In 2004, I was diagnosed with asthma out of the blue after feeling low and ill for some months and that was the ‘perfect excuse’ to avoid undue exercise for fear of breathlessness. I managed my asthma by self-limiting my exercise.  My weight increased progressively especially following, on separate occasions, the incapacity of a broken foot, fractured toes and a torn cartilage in my knee.

In 2015 following recovery from foot surgery, I heard about Bristol Nordic walking from a colleague at work and asked my sister, Victoria, if she fancied looking into this. We signed-up for our induction walk with Ros in September that year and were both captivated by this alternative form of exercise from that first session.   Immediately signing-up as a member for two sessions a week, I quickly started to notice the health benefits: improved fitness; less breathlessness; an improvement in my walking and posture; and an overall sense of achievement.  I combined my walking with a healthy eating programme, my weight started to drop and the more walking sessions I did, the more I wanted to do. Since then I have steadily increased the number of walks I do a week, have lost well over 3 stone in weight and really enjoy the exercise elements in the combined walking and workout classes.  I feel fit and healthy and naturally energised. 
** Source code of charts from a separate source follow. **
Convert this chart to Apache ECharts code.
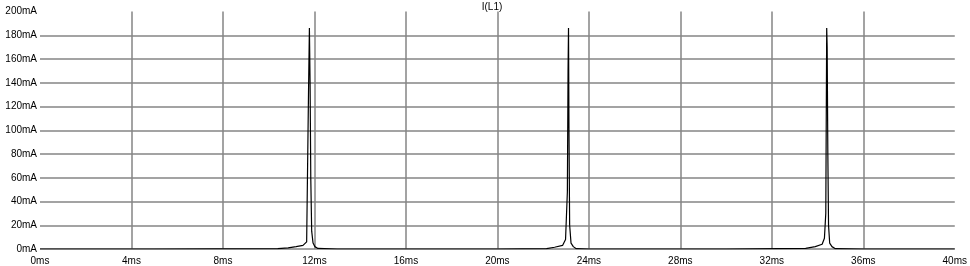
<!DOCTYPE html>
<html><head><meta charset="utf-8">
<script src="https://cdn.jsdelivr.net/npm/echarts@6/dist/echarts.min.js"></script>
<style>html,body{margin:0;padding:0;background:#fff}#c{width:970px;height:266px}</style>
</head><body><div id="c"></div>
<script>
const title = 'I(L1)';
const timeMs = [0, 5, 10.4, 10.85, 11.2, 11.5, 11.66, 11.74, 11.78, 11.81, 11.84, 11.88, 11.94, 12.02, 12.15, 13,
  20, 22.15, 22.5, 22.85, 22.98, 23.06, 23.09, 23.11, 23.13, 23.16, 23.22, 23.32, 23.45, 24,
  30, 33.48, 33.9, 34.2, 34.3, 34.36, 34.4, 34.42, 34.45, 34.48, 34.53, 34.63, 34.78, 36, 40];
const currentMA = [0, 0, 0.3, 1, 2, 3, 6, 130, 186, 140, 60, 15, 5, 2, 0.5, 0,
  0, 0.3, 1.5, 3, 8, 48, 150, 186, 100, 20, 5, 2, 0.3, 0,
  0, 0.5, 2, 4, 9, 30, 186, 170, 80, 20, 5, 2, 0.3, 0, 0];
const yTicks = [0, 20, 40, 60, 80, 100, 120, 140, 160, 180, 200];
const xTicks = [0, 4, 8, 12, 16, 20, 24, 28, 32, 36, 40];

const chart = echarts.init(document.getElementById('c'), null, {renderer: 'canvas'});
const font = {fontFamily: 'Liberation Sans, Arial, sans-serif', fontSize: 10, color: '#000'};
chart.setOption({
  animation: false,
  title: {text: title, left: 487, top: -3, textAlign: 'center', textStyle: Object.assign({}, font, {fontWeight: 'normal'})},
  grid: {left: 40, right: 12.5, top: 11.5, bottom: 16.5, containLabel: false},
  xAxis: {type: 'value', min: xTicks[0], max: xTicks[xTicks.length - 1], interval: 4,
    axisLine: {show: false}, axisTick: {show: false},
    axisLabel: Object.assign({}, font, {formatter: '{value}ms', margin: 7, showMaxLabel: true}),
    splitLine: {show: true, showMinLine: false, showMaxLine: false, lineStyle: {color: '#858585', width: 1.5}}},
  yAxis: {type: 'value', min: yTicks[0], max: yTicks[yTicks.length - 1], interval: 20,
    axisLine: {show: false}, axisTick: {show: false},
    axisLabel: Object.assign({}, font, {formatter: '{value}mA', margin: 3}),
    splitLine: {show: true, showMaxLine: false, lineStyle: {color: '#858585', width: 1.5}}},
  series: [{type: 'line', data: timeMs.map((t, i) => [t, currentMA[i]]), showSymbol: false,
    lineStyle: {color: '#000', width: 1.2}, itemStyle: {color: '#000'}}]
});
</script></body></html>
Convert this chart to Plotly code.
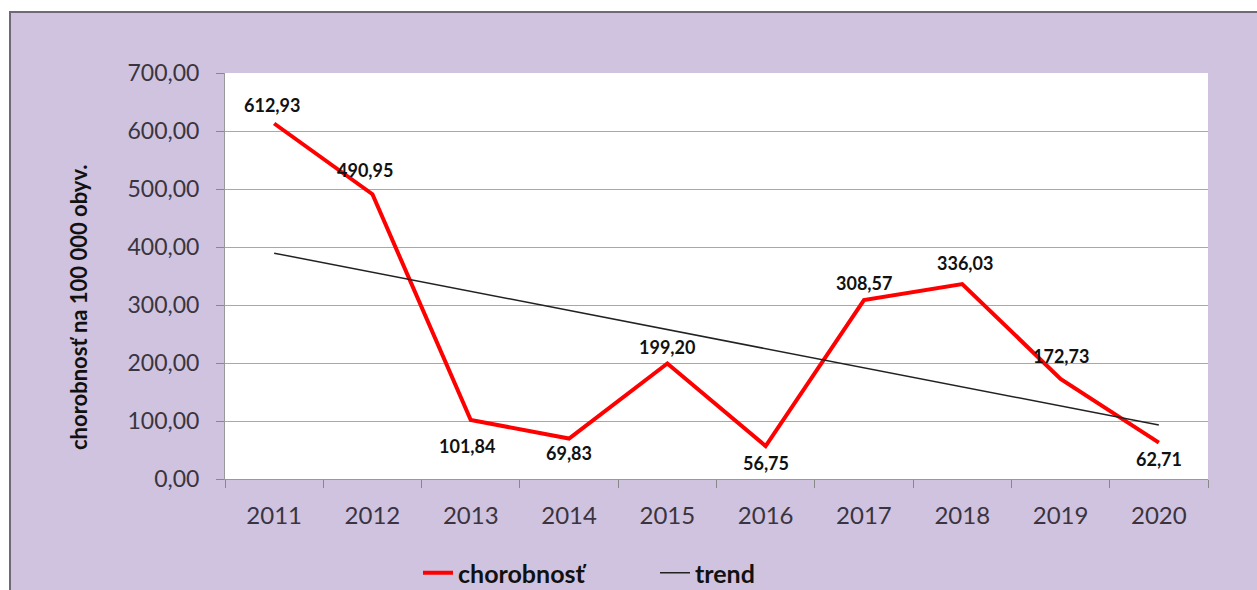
import plotly.graph_objects as go

roky = ["2011", "2012", "2013", "2014", "2015", "2016", "2017", "2018", "2019", "2020"]
chorobnost = [612.93, 490.95, 101.84, 69.83, 199.20, 56.75, 308.57, 336.03, 172.73, 62.71]
trend_roky = ["2011", "2020"]
trend_hodnoty = [389.38, 92.93]
y_ticky = [0, 100, 200, 300, 400, 500, 600, 700]

# posun popiskov (px) - len styl
posun_y = [19, 24, -26, -14, 16, -17, 17, 21, 23, -16]
posun_x = [-2, -7, -4, 0, 0, 0, 0, 3, 0, 0]

FIALOVA = "#CFC3DF"
PISMO = "Lato"
W, H = 1257, 590
L, R, T, B = 225, 1208, 73, 479  # plocha grafu v pixeloch


def px_x(p):
    return (p - L) / (R - L)


def px_y(p):
    return (B - p) / (B - T)


fig = go.Figure()

fig.add_trace(go.Scatter(
    x=roky, y=chorobnost, name="chorobnosť", mode="lines",
    line=dict(color="#FF0000", width=4),
))
fig.add_trace(go.Scatter(
    x=trend_roky, y=trend_hodnoty, name="trend", mode="lines",
    line=dict(color="#222222", width=1.5),
))

# popisky hodnot (x ako index kategorie)
for i, (hodnota, dy, dx) in enumerate(zip(chorobnost, posun_y, posun_x)):
    fig.add_annotation(x=i, y=hodnota, text=f"{hodnota:.2f}".replace(".", ","),
                       showarrow=False, yshift=dy, xshift=dx,
                       font=dict(family=PISMO, size=18, color="#111111", weight="bold"))

# fialove pozadie s okrajom + biela plocha grafu
fig.add_shape(type="rect", xref="paper", yref="paper",
              x0=px_x(10), x1=px_x(1300), y0=px_y(640), y1=px_y(12),
              fillcolor=FIALOVA, line=dict(color="#6E6878", width=2), layer="below")
fig.add_shape(type="rect", xref="paper", yref="paper", x0=0, x1=1, y0=0, y1=1,
              fillcolor="white", line=dict(width=0), layer="below")

fig.add_annotation(text="<b>chorobnosť na 100 000 obyv.</b>", textangle=-90,
                   xref="paper", yref="paper", x=px_x(78), y=px_y(307),
                   xanchor="center", yanchor="middle",
                   showarrow=False, font=dict(family=PISMO, size=22, color="#111111"))

fig.update_layout(
    width=W, height=H,
    margin=dict(l=L, r=W - R, t=T, b=H - B, autoexpand=False),
    paper_bgcolor="white",
    plot_bgcolor="white",
    separators=",.",
    showlegend=True,
    legend=dict(orientation="h", x=px_x(418), y=px_y(573), xanchor="left", yanchor="middle",
                font=dict(family=PISMO, size=25, color="#111111", weight="bold"),
                entrywidth=192, bgcolor="rgba(0,0,0,0)"),
    xaxis=dict(type="category", tickson="boundaries", ticks="outside", ticklen=8,
               tickcolor="#888888", showline=True, linecolor="#999999", linewidth=1,
               showgrid=False, range=[-0.5, 9.5], ticklabelstandoff=15,
               tickfont=dict(family=PISMO, size=24, color="#3A3440")),
    yaxis=dict(range=[0, 700], tickvals=y_ticky, tickformat=".2f", ticks="outside", ticklen=8,
               tickcolor="#888888", showline=True, linecolor="#999999", linewidth=1,
               gridcolor="#A8A8A8", gridwidth=1, zeroline=False, ticklabelstandoff=12,
               tickfont=dict(family=PISMO, size=23, color="#3A3440")),
)

fig.write_html("out.html", config={"displayModeBar": False},
               post_script="document.body.style.margin='0';")
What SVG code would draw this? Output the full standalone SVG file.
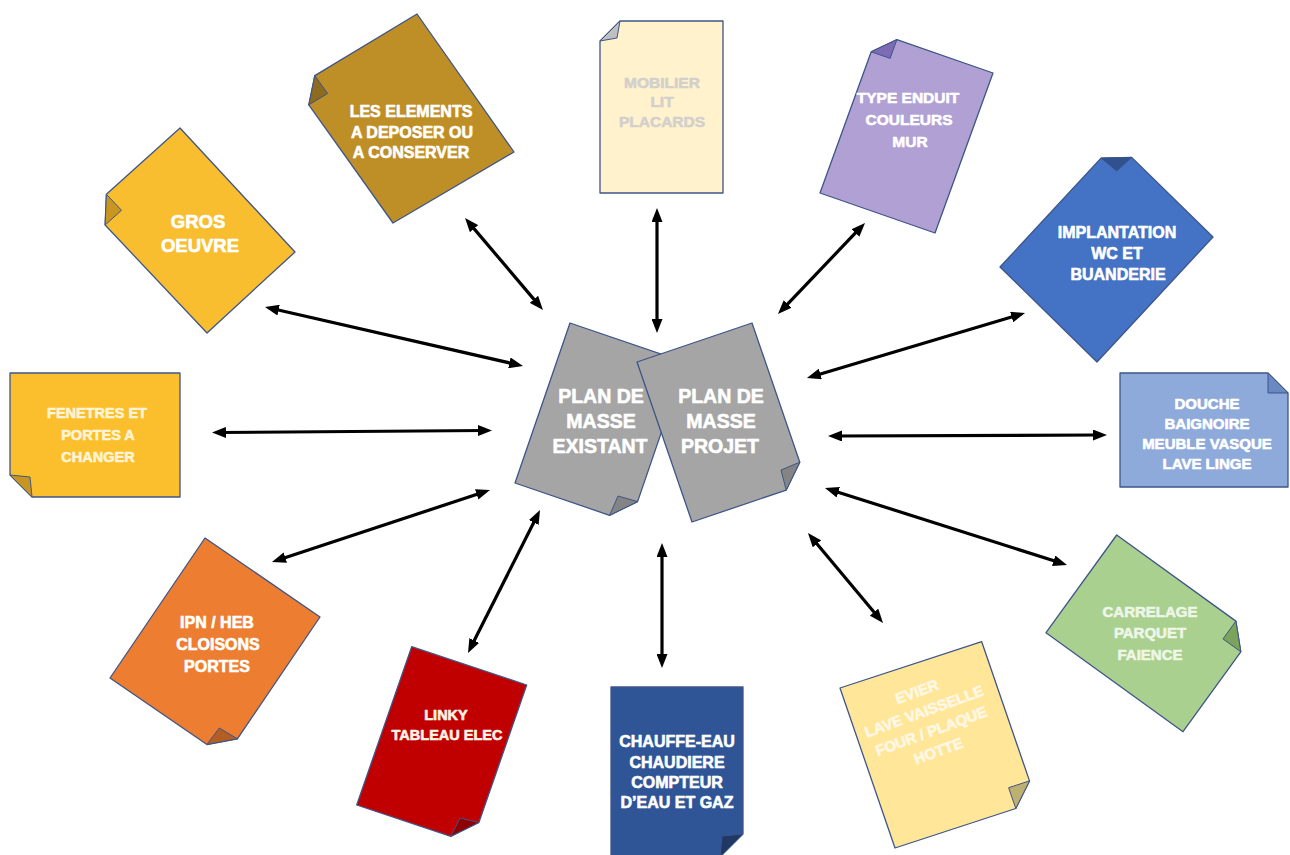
<svg xmlns="http://www.w3.org/2000/svg" width="1290" height="855" viewBox="0 0 1290 855">
<style>
.page{stroke:#3E5588;stroke-width:1.3;stroke-linejoin:round}
.fold{stroke:#3E5588;stroke-width:1;stroke-linejoin:round}
.t{font-family:"Liberation Sans",Arial,sans-serif;font-weight:700;text-anchor:middle;fill:#FFFFFF;stroke:#FFFFFF;stroke-width:0.6;stroke-linejoin:round}
.conn line{stroke:#000;stroke-width:3.2;marker-start:url(#ah);marker-end:url(#ah)}
</style>
<defs>
<marker id="ah" viewBox="0 0 14 11" refX="6" refY="5.5" markerWidth="14" markerHeight="11" markerUnits="userSpaceOnUse" orient="auto-start-reverse">
<path d="M0,0 L14,5.5 L0,11 Z" fill="#000"/>
</marker>
</defs>
<rect width="1290" height="855" fill="#FFFFFF"/>

<g id="connectors" class="conn">
<line x1="272.8" y1="308.8" x2="515.2" y2="364.2"/>
<line x1="470.2" y1="224.1" x2="537.8" y2="303.9"/>
<line x1="657" y1="216" x2="657" y2="325"/>
<line x1="859.5" y1="228.7" x2="783.5" y2="308.3"/>
<line x1="1017.4" y1="315.3" x2="814.6" y2="375.7"/>
<line x1="836" y1="436" x2="1099" y2="435"/>
<line x1="832.6" y1="490.4" x2="1059.4" y2="562.6"/>
<line x1="813.1" y1="539.2" x2="877.9" y2="616.8"/>
<line x1="662" y1="551" x2="662" y2="660"/>
<line x1="536.4" y1="517.2" x2="471.6" y2="645.8"/>
<line x1="482.4" y1="492.5" x2="279.6" y2="559.5"/>
<line x1="484" y1="430.5" x2="220" y2="432.5"/>
</g>

<g id="gros-oeuvre">
<path class="page" fill="#F9BD30" d="M180,128 L295,252 L207,333 L105.1,225 L106.4,194.3 Z"/>
<path class="fold" fill="#C9961F" d="M105.1,225 L106.4,194.3 L121.5,210.3 Z"/>
<text class="t" font-size="18.5"><tspan x="198" y="228">GROS</tspan><tspan x="200" y="252">OEUVRE</tspan></text>
</g>

<g id="les-elements">
<path class="page" fill="#BF8F27" d="M417,14 L514,152 L393,223 L308.8,104.9 L314.8,75.6 Z"/>
<path class="fold" fill="#8C6A1E" d="M308.8,104.9 L314.8,75.6 L327.6,93.5 Z"/>
<text class="t" font-size="16"><tspan x="411" y="117">LES ELEMENTS</tspan><tspan x="412" y="138">A DEPOSER OU</tspan><tspan x="411" y="158">A CONSERVER</tspan></text>
</g>

<g id="mobilier">
<path class="page" fill="#FFF2CC" stroke="#8497B0" d="M620,21 L723,21 L723,193 L600,193 L600,41 Z"/>
<path class="fold" fill="#BFBFBF" stroke="#8497B0" d="M600,41 L620,21 L617,38 Z"/>
<text class="t" font-size="15.5" style="fill:#D3D0CC;stroke:#D3D0CC"><tspan x="662" y="88">MOBILIER</tspan><tspan x="662" y="107">LIT</tspan><tspan x="662" y="127">PLACARDS</tspan></text>
</g>

<g id="type-enduit">
<path class="page" fill="#B1A0D4" d="M896.9,39.6 L993,73 L935,233 L820,193 L871.2,51.8 Z"/>
<path class="fold" fill="#7E6BB5" d="M896.9,39.6 L871.2,51.8 L890.1,58.4 Z"/>
<text class="t" font-size="15.5"><tspan x="908" y="103">TYPE ENDUIT</tspan><tspan x="909" y="125">COULEURS</tspan><tspan x="910" y="147">MUR</tspan></text>
</g>

<g id="implantation">
<path class="page" fill="#4472C4" stroke="#2F528F" d="M1131.7,157.4 L1213,237 L1097,362 L1000,267 L1101,158.1 Z"/>
<path class="fold" fill="#2F528F" stroke="#2F528F" d="M1131.7,157.4 L1101,158.1 L1116.7,171 Z"/>
<text class="t" font-size="16"><tspan x="1117" y="238">IMPLANTATION</tspan><tspan x="1117" y="259">WC ET</tspan><tspan x="1118" y="280">BUANDERIE</tspan></text>
</g>

<g id="douche">
<path class="page" fill="#8EAADB" d="M1120,373 L1268,373 L1288,393 L1288,487 L1120,487 Z"/>
<path class="fold" fill="#6A88C2" d="M1268,373 L1288,393 L1268,393 Z"/>
<text class="t" font-size="15"><tspan x="1207" y="409">DOUCHE</tspan><tspan x="1207" y="429">BAIGNOIRE</tspan><tspan x="1207" y="449">MEUBLE VASQUE</tspan><tspan x="1207" y="469">LAVE LINGE</tspan></text>
</g>

<g id="carrelage">
<path class="page" fill="#A9D08E" d="M1116.7,535 L1235.9,621.1 L1240.8,651.8 L1183,731.7 L1046,632.7 Z"/>
<path class="fold" fill="#7BA35C" d="M1235.9,621.1 L1240.8,651.8 L1223,638.9 Z"/>
<text class="t" font-size="15" style="fill:#EEF6E8;stroke:#EEF6E8"><tspan x="1150" y="617">CARRELAGE</tspan><tspan x="1150" y="638">PARQUET</tspan><tspan x="1150" y="660">FAIENCE</tspan></text>
</g>

<g id="evier">
<path class="page" fill="#FFE699" d="M840,688 L981.7,641.7 L1029.5,780.9 L1015.8,808.5 L895,848 Z"/>
<path class="fold" fill="#BDB071" d="M1029.5,780.9 L1015.8,808.5 L1008.6,787.7 Z"/>
<g transform="translate(927.5,721) rotate(-20)">
<text class="t" font-size="15" style="fill:#FFF8E4;stroke:#FFF8E4"><tspan x="0" y="-26">EVIER</tspan><tspan x="0" y="-5">LAVE VAISSELLE</tspan><tspan x="0" y="16">FOUR / PLAQUE</tspan><tspan x="0" y="37">HOTTE</tspan></text>
</g>
</g>

<g id="chauffe-eau">
<path class="page" fill="#2F5597" d="M611,687 L743,687 L743,834 L720,857 L611,857 Z"/>
<path class="fold" fill="#203864" d="M743,834 L720,857 L722,836 Z"/>
<text class="t" font-size="16"><tspan x="677" y="747">CHAUFFE-EAU</tspan><tspan x="677" y="768">CHAUDIERE</tspan><tspan x="677" y="788">COMPTEUR</tspan><tspan x="677" y="808">D’EAU ET GAZ</tspan></text>
</g>

<g id="linky">
<path class="page" fill="#C00000" stroke="#6B2A2A" d="M411.7,646.7 L526.7,685 L478.9,822.5 L450.8,836.3 L356.7,805 Z"/>
<path class="fold" fill="#8E0000" stroke="#6B2A2A" d="M478.9,822.5 L450.8,836.3 L460,818 Z"/>
<text class="t" font-size="14.5" style="fill:#FFF3E6;stroke:#FFF3E6"><tspan x="446" y="720">LINKY</tspan><tspan x="447" y="740">TABLEAU ELEC</tspan></text>
</g>

<g id="ipn-heb">
<path class="page" fill="#ED7D31" d="M205,538 L320,617 L237.4,738.8 L206.9,744.5 L110,678 Z"/>
<path class="fold" fill="#B45E24" d="M237.4,738.8 L206.9,744.5 L219.3,728 Z"/>
<text class="t" font-size="16"><tspan x="217" y="628">IPN / HEB</tspan><tspan x="218" y="650">CLOISONS</tspan><tspan x="217" y="672">PORTES</tspan></text>
</g>

<g id="fenetres">
<path class="page" fill="#FBBF2E" d="M10,373 L180,373 L180,497 L32,497 L10,475 Z"/>
<path class="fold" fill="#C8961F" d="M10,475 L32,497 L30,477 Z"/>
<text class="t" font-size="14.5" style="fill:#FFF4D6;stroke:#FFF4D6"><tspan x="97" y="418">FENETRES ET</tspan><tspan x="98" y="440">PORTES A</tspan><tspan x="98" y="462">CHANGER</tspan></text>
</g>

<g id="plan-existant">
<path class="page" fill="#A5A5A5" d="M570,323 L685.4,362.4 L637.6,501.6 L609.6,515.3 L515,483 Z"/>
<path class="fold" fill="#848484" d="M637.6,501.6 L609.6,515.3 L618,496 Z"/>
</g>

<g id="plan-projet">
<path class="page" fill="#A5A5A5" d="M637,362 L752,323 L799.8,462.2 L786.2,490.1 L692,522 Z"/>
<path class="fold" fill="#848484" d="M799.8,462.2 L786.2,490.1 L781,470 Z"/>
<text class="t" font-size="19.5"><tspan x="721" y="403">PLAN DE</tspan><tspan x="721" y="428">MASSE</tspan><tspan x="720" y="453">PROJET</tspan></text>
</g>

<g id="plan-existant-label">
<text class="t" font-size="19.5"><tspan x="601" y="403">PLAN DE</tspan><tspan x="601" y="428">MASSE</tspan><tspan x="600" y="453">EXISTANT</tspan></text>
</g>
</svg>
My asthma has receded to the extent that I no longer use steroid or reliever inhalers and although not confirmed by my GP yet, I feel it has resolved. I am not afraid of the challenge of exercise; I now embrace it. I am looking forward to participating in the Nordic walking marathon in September, something I would not have contemplated 18 months ago.

Bristol Nordic walking ticks all the boxes for me; the discipline of regular sessions which are a world away from the confines of an office environment, the continued development, the de-stressing and the sense of wellbeing I feel at the end of a walk. Last but not least and certainly not be underestimated, the very sociable nature of Nordic walking and the friendships that have developed.

My friends and family laugh at how I have even overcome a pathological fear of mud!  I’m now quite happy sloshing over muddy fields and through swampy bridle paths in pursuit of the pure enjoyment of Nordic walking.”

Nordic walking can be an amazing catalyst for positive change.  You can do it whatever your level of fitness and whatever your age, by yourself or with others.  It is also something you can do for the rest of your life for as long as you can walk.  Plus it’s the perfect excuse to get out and walk in our beautiful parks and countryside.